Stated task:
Count the lines below that contain "this". Give only the number.

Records

— begin —

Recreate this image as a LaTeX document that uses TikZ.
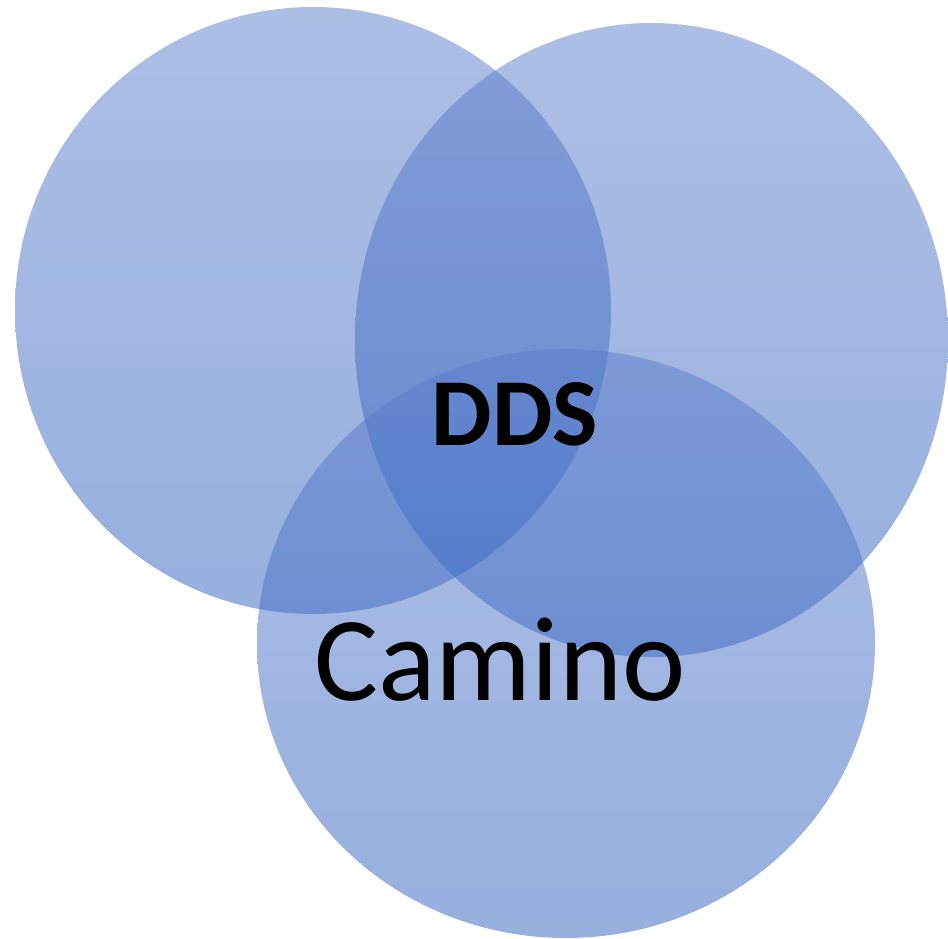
\documentclass[tikz,border=0pt]{standalone}
\usepackage{fontspec}
\setmainfont{Carlito}
\definecolor{vtop}{RGB}{92,126,204}
\definecolor{vbot}{RGB}{46,96,190}
\begin{document}
\begin{tikzpicture}[x=1pt,y=-1pt]
\tikzset{venn/.style={fill opacity=0.5, draw=none, top color=vtop, bottom color=vbot}}
\useasboundingbox (0,0) rectangle (948,939);
\path[venn] (313,310.5) ellipse [x radius=298, y radius=303.5];
\path[venn] (651.5,340) ellipse [x radius=296.5, y radius=317];
\path[venn] (566,643.5) ellipse [x radius=309, y radius=294.5];
\node[font=\bfseries\fontsize{96}{100}\selectfont, anchor=base, inner sep=0pt] (dds) at (515,445) {DDS};
\node[font=\fontsize{120}{130}\selectfont, anchor=base, inner sep=0pt] (camino) at (500,700) {Camino};
\end{tikzpicture}
\end{document}
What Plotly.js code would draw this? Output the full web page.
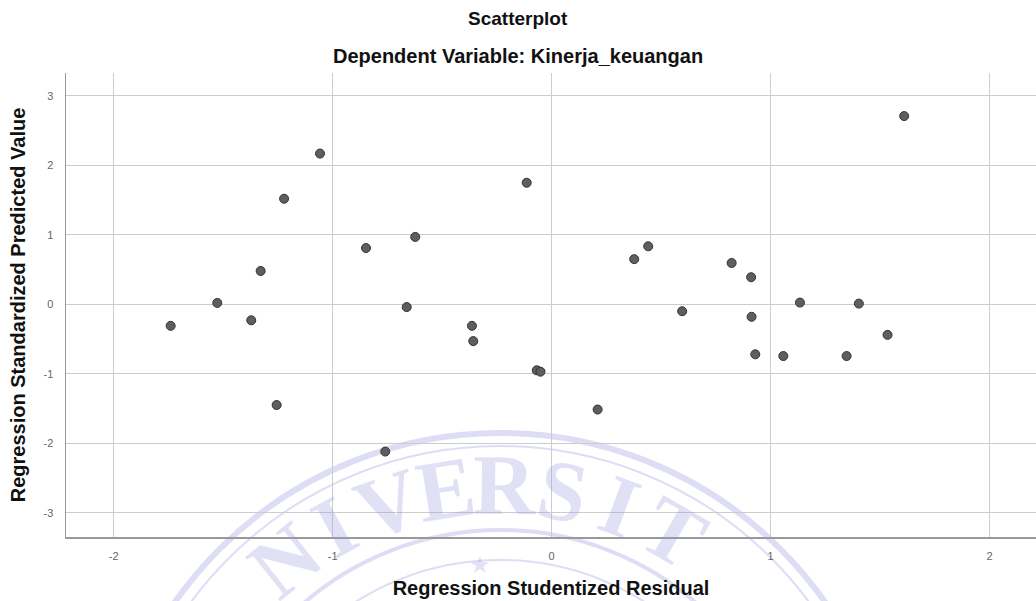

— end —

Exercise response:
2